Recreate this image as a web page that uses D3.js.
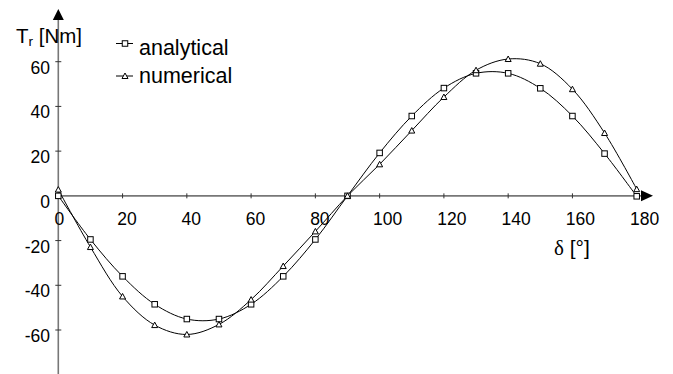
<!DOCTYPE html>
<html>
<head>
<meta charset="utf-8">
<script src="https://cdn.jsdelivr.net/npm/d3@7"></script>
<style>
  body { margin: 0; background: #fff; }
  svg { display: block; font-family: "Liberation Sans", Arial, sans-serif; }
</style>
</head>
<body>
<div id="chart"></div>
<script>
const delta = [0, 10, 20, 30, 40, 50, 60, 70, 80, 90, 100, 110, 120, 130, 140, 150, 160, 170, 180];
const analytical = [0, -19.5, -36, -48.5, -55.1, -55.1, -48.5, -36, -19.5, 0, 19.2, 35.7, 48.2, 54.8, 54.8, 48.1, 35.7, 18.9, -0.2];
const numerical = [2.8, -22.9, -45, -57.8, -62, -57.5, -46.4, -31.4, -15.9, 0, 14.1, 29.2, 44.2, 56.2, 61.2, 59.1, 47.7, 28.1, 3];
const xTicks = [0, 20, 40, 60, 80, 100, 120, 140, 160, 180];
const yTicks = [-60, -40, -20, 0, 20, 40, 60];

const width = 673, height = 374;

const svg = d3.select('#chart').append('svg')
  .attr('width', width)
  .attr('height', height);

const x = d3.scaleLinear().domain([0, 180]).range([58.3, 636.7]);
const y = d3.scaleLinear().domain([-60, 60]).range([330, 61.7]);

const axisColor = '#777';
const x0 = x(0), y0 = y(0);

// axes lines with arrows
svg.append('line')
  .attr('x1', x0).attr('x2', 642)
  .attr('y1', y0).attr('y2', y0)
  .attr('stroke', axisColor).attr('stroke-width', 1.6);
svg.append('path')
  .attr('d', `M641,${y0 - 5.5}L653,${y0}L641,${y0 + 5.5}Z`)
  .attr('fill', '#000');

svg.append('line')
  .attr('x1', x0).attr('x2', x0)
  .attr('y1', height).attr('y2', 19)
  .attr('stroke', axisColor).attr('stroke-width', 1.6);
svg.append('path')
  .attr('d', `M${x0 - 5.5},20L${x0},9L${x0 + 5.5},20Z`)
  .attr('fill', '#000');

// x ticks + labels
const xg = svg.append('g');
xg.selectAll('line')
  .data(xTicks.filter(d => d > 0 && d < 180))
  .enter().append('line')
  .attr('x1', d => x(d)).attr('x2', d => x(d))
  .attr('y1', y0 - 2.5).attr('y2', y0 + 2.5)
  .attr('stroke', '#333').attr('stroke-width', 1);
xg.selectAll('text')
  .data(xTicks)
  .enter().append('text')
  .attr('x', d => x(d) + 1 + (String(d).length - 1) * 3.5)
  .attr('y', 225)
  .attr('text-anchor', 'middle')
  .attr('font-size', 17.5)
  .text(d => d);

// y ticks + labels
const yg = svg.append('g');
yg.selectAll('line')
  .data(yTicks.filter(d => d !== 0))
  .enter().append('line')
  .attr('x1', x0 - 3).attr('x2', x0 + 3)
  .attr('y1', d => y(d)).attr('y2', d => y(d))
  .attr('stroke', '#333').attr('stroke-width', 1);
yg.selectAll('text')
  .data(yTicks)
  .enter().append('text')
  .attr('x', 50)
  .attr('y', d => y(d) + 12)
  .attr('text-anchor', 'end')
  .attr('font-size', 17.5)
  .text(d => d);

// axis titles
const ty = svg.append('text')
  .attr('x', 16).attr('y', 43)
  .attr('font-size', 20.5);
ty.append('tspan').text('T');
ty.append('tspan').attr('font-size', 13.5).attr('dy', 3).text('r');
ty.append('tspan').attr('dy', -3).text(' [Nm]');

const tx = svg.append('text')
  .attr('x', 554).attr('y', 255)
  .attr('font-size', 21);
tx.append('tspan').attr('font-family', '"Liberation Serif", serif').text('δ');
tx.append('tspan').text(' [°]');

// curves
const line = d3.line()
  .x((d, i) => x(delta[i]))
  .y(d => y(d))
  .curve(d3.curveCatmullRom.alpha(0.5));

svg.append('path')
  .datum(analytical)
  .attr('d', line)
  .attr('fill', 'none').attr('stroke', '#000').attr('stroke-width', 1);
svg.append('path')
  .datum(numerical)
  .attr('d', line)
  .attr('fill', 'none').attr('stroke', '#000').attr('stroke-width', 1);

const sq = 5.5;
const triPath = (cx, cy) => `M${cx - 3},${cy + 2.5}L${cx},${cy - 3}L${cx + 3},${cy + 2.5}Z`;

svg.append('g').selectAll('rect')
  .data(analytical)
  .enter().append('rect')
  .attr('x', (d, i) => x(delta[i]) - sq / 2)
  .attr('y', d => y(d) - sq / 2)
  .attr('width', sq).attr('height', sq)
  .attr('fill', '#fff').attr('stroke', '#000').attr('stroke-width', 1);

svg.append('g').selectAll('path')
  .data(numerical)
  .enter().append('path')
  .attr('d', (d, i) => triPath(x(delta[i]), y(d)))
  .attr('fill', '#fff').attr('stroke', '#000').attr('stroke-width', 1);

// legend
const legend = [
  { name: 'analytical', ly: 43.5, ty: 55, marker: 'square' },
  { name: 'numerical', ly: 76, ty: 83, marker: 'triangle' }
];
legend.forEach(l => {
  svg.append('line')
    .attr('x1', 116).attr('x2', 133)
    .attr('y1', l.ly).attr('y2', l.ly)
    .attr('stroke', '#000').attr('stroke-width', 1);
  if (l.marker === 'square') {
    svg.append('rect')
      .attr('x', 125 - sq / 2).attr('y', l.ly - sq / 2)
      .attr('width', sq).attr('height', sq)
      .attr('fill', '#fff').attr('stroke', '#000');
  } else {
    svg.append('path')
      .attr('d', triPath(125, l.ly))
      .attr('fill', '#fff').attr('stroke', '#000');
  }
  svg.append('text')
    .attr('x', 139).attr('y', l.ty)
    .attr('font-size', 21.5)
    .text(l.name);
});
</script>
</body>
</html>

========================================================================

### REQUIREMENT
Pictures stay out. Print the data exactly, from its first line through the line containing "const x0 = x(0), y0 = y(0);".

### ANSWER FOR THIS EXERCISE
Recreate this image as a web page that uses D3.js.
<!DOCTYPE html>
<html>
<head>
<meta charset="utf-8">
<script src="https://cdn.jsdelivr.net/npm/d3@7"></script>
<style>
  body { margin: 0; background: #fff; }
  svg { display: block; font-family: "Liberation Sans", Arial, sans-serif; }
</style>
</head>
<body>
<div id="chart"></div>
<script>
const delta = [0, 10, 20, 30, 40, 50, 60, 70, 80, 90, 100, 110, 120, 130, 140, 150, 160, 170, 180];
const analytical = [0, -19.5, -36, -48.5, -55.1, -55.1, -48.5, -36, -19.5, 0, 19.2, 35.7, 48.2, 54.8, 54.8, 48.1, 35.7, 18.9, -0.2];
const numerical = [2.8, -22.9, -45, -57.8, -62, -57.5, -46.4, -31.4, -15.9, 0, 14.1, 29.2, 44.2, 56.2, 61.2, 59.1, 47.7, 28.1, 3];
const xTicks = [0, 20, 40, 60, 80, 100, 120, 140, 160, 180];
const yTicks = [-60, -40, -20, 0, 20, 40, 60];

const width = 673, height = 374;

const svg = d3.select('#chart').append('svg')
  .attr('width', width)
  .attr('height', height);

const x = d3.scaleLinear().domain([0, 180]).range([58.3, 636.7]);
const y = d3.scaleLinear().domain([-60, 60]).range([330, 61.7]);

const axisColor = '#777';
const x0 = x(0), y0 = y(0);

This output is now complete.